Пока один из санитаров, молодой человек с университетским ромбиком на кожаной куртке, слегка подражая заправскому официанту, подавал нам с доктором чай в эмалированных госпитальных кружках, а присевшая к нам молоденькая сестра рассказывала о своих впечатлениях от Восточной Пруссии, – на небольшом возвышении в конце зала слышалось пение.

– Послушайте, Никитич, вы опять врете, – недовольно бубнил густой бас, – будьте же внимательнее, ведь так нельзя…

– Ну, давайте сначала – Господи помилуй троекратное, ну, начинайте!

И стройной, нарастающей волной торжественный мотив заполнял воздух, а только что бубнивший недовольно бас рокотал низкой прекрасной октавой, осторожно поддерживая замиравшую мелодию.

– Господи поми-лу-у-й!.. – вздыхали женские голоса сестер, а бас и тенора неуловимо присоединялись и, затихая, отвечали:

– Господи по-ми-лу-й!..

Потом опять новый, женский уже голос, обвинял злосчастного Никитича в том, что он сбивает всех.

В большие, до самого потолка, окна смотрела черная ночь. Она лежала над брошенным городом, над узкой лентой шоссе, окаймленной столетними деревьями, над развалинами недавно еще теплых очагов, над путаной сетью окопов… И той же черной глухой пеленою опустилась она на тех, что сидят в них и здесь недалеко, и там – под Летценом, где мерцают огненными стрелами лучи прожекторов и где я должен был быть на следующий день, и в далекой отсюда Польше, где идут непрестанные бои и шрапнель рвется голубыми огоньками, и тяжко, отрывисто, коротко ухают бессонные пушки…
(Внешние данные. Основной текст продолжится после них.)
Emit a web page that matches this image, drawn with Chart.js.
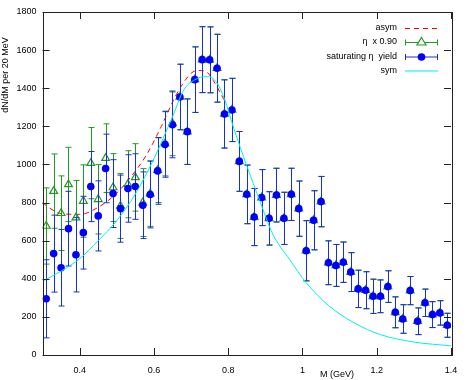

ПАМЯТИ ПАВШИХ (статья вторая)

На войне приходится видеть много величественного и прекрасного. Одно непрестанное присутствие смерти, раскинувшейся над десятками тысяч людей, придает событиям величавое значение и глубокую внутреннюю красоту.

Кроме того, из всех повседневных случаев, из обыденных фактов, просто из цепи сплетающихся между собой дней, исполненных страдания и подвига, с каждым часом все выше встает гигантский образ стомиллионного народа, такой лучезарной красоты духовной, пронизанный таким внутренним светом, что самое прекрасное зрелище должно померкнуть перед ним.

И все же бывают минуты, когда декоративный эффект постановки заставляет забыть сладостную арию певца.

Таким эффектом поражает осада Л.

Днем все, как везде, где сталкиваются две стихии, мечущие огонь и смерть. Грохочут пушки, рвутся снаряды, порой оживленно трещит ружейная перестрелка, и вдруг сухо и деловито вспыхнет пулемет. Окопы сошлись близко – ближе нельзя, и широкое проволочное заграждение разделяет их. Вылазки с одной стороны и атаки с другой встречаются в сети колючих, наносящих ужасающие рваные раны, проволок.

Германская проволока особенная; перерезанная, она взвивается живой спиралью и охватывает, сшибая с ног, человека ранящими кольцами. И тщетно будет биться в этой спирали человек, пытаясь разорвать витую проволоку; с каждым его усилием кольца меняют положение, охватывают плотнее, двигаются и рвут тело своими острыми зубцами.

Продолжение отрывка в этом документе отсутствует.